代表的なものを一つ挙げると、カバンやズボンなどのファスナーです。受傷して間もない頃、カバンのファスナーの開け閉めに苦戦していると、ループをつけると良いというアドバイスをいただきました。ループを付けると、指を引っ掛けて引っ張るだけなので「つまむ」動作がなくなり、それまで頭を悩ませていたファスナーの開け閉めの問題を解決することができました。

ループは他にもさまざまなことに活用できます。リモコンなどにはループを通す穴がありませんが、ループを作ってテープなどで固定することで、物を落としてしまうことも減り、日々の生活がよりストレスのないものになりました。


ズボンやパンツのリフォーム

私は排泄の際には、カテーテルを使用して導尿を行います。当然ながら、導尿を行うにはズボンとパンツを下ろすのですが、私の障害では、ベッド上ではなんとか可能でも、車いす上ではほぼ不可能な動作でした。そこで理学療法士さん指導のもと、下ろさなくても導尿できるズボンとパンツを作りました。

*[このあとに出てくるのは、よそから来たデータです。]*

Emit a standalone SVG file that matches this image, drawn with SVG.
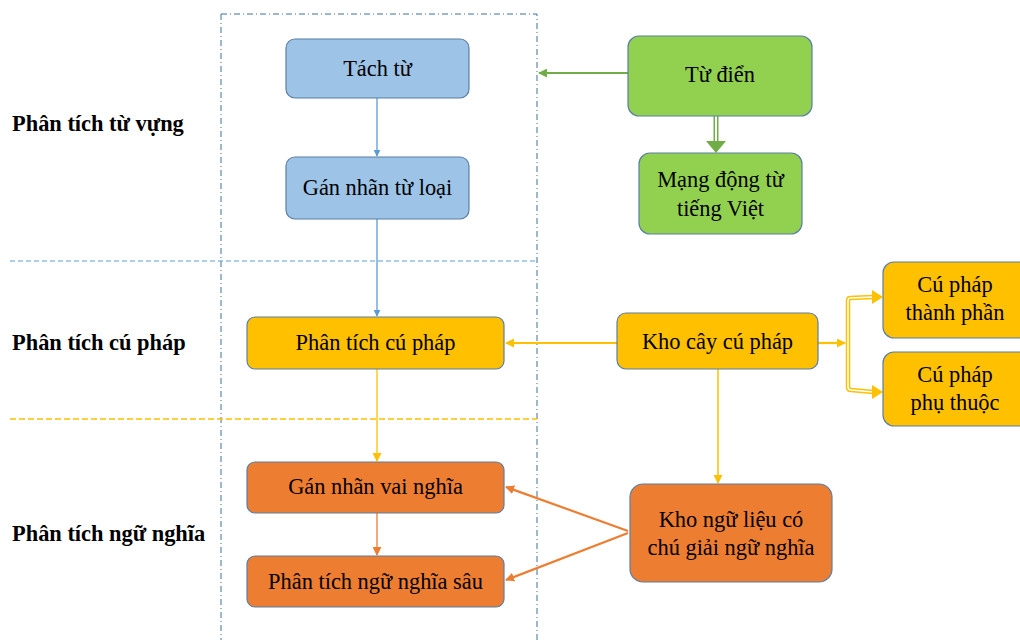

リフォームの仕方を簡単に紹介すると、ズボンの前面におへそから股の方へ適度な長さに切り込みを入れ、左右に切った部分にマジックテープを縫い付けます。マジックテープの縫い付け部に布を足すことによりウエストを縮めてしまうこともなく、違和感の少ないクオリティの高いものが出来上がります。導尿時はマジックテープを外すだけで、ズボンやパンツを下ろすことがなくなりスムーズに行えるようになりました。また、このリフォームにより、マジックテープを外せば口が大きく広がるので、着脱も楽になりました。

今では、ジャージやスウェットなどの部屋着はすべてこのリフォームをしています。